Look for locally grown produce at farmers' markets, farm stands and food co-ops. You get fresher fare, support your community and help reduce fuel waste and emissions from long-distance shipping.
Keep an eye on the "9."
Check the numbered stickers on fruits and veggies. If they start with #9, your produce is organic, meaning it's grown pesticide-free.
B.Y.O.B. – "bring your own bag."
Skip your supermarket's plastic bags and transport groceries in reusable tote bags or canvas produce sacks.
Ditch the plastic bottles.
Outfit your kitchen tap with a purified water filter, and tote around a refillable sports bottle, made of glass, aluminum or recycled plastic.
Kick those cleaned-out cans, jars, plastic bottles, pizza boxes and even used tin foil to the curb on recycling day. When sorting plastic containers, look for #2 and #3 on the bottom and trash or reuse the rest.
Buy in bulk, pick fresh ingredients and look for products with limited — or at least recyclable — packaging. Switch to cloth napkins or buy paper towels and napkins labeled "recycled," "unbleached" and/or "post-consumer waste."

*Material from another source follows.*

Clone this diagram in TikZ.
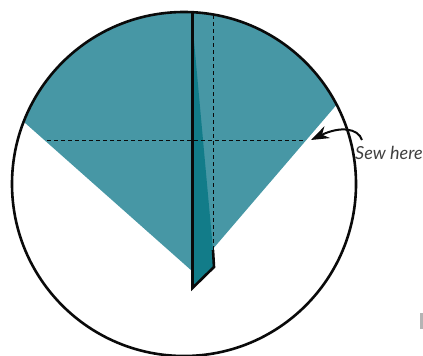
\documentclass[tikz,border=0pt]{standalone}
\usepackage{fontspec}
\setmainfont{Lato}
\usepackage{tikz}
\usetikzlibrary{arrows.meta, positioning}
\definecolor{ClothTeal}{HTML}{4797A5}
\definecolor{FoldTeal}{HTML}{127C89}
\definecolor{EdgeBlack}{HTML}{0A0A0A}
\definecolor{StrayGray}{HTML}{B4B4B4}
\tikzset{
    cloth/.style={fill=ClothTeal, draw=none},
    fold/.style={fill=FoldTeal, draw=none},
    edge_k/.style={draw=EdgeBlack, line width=2.6pt, line join=miter},
    sewline/.style={draw=EdgeBlack, line width=0.9pt, dash pattern=on 4pt off 3pt},
    arr/.style={-{Stealth[length=18pt, width=13pt]}, line width=2pt, draw=EdgeBlack},
    lbl/.style={font=\fontsize{18}{20}\selectfont\itshape, text=black!75, inner sep=0pt},
}
\begin{document}
\begin{tikzpicture}[x=1pt, y=-1pt]
\useasboundingbox (0,0) rectangle (423,356);
% Cloth
\fill[cloth] (192,271) -- (24,122) arc[start angle=201.2, end angle=332.4, radius=172] -- (212,250) -- cycle;
% Fold
\fill[fold] (193,30) -- (213,250) -- (214,267) -- (192,288) -- cycle;
% Sewing lines
\draw[sewline] (47,140) -- (305,140);
\draw[sewline] (213,15) -- (213,250);
% Plate
\draw[edge_k] (184,184) circle[radius=172];
% Centre fold
\draw[edge_k] (192.5,12) -- (192.5,288) -- (214,267) -- (213,250);
% Label
\node[lbl, anchor=west] (sew) at (355,153) {Sew here};
\coordinate (seam) at (311,140);
\draw[arr] (362,140) .. controls (358,128) and (340,126) .. (seam);
% Edge of next page
\fill[StrayGray] (420,313) rectangle (423,329);
\end{tikzpicture}
\end{document}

Outdoor grills take less energy than your stove and keep heat out of the house, reducing costly strain on your AC. Better still: upgrade to induction cooking — it's most efficient.
Fill empty space in your refrigerator or freezer with crumpled newspapers or full water bottles — it improves cooling and saves electricity and money.
Feed fresh kitchen scraps (no meats or oils, please) to a compost pile. Then use the nutrient-rich compost to perk up your herb garden.
Scour cast-iron pans with salt to preserve seasoning, turn off the tap while scrubbing dishes and only run a full dishwasher. Plus, stock your pantry with the best natural cleaners: baking soda, lemon juice, white vinegar and club soda.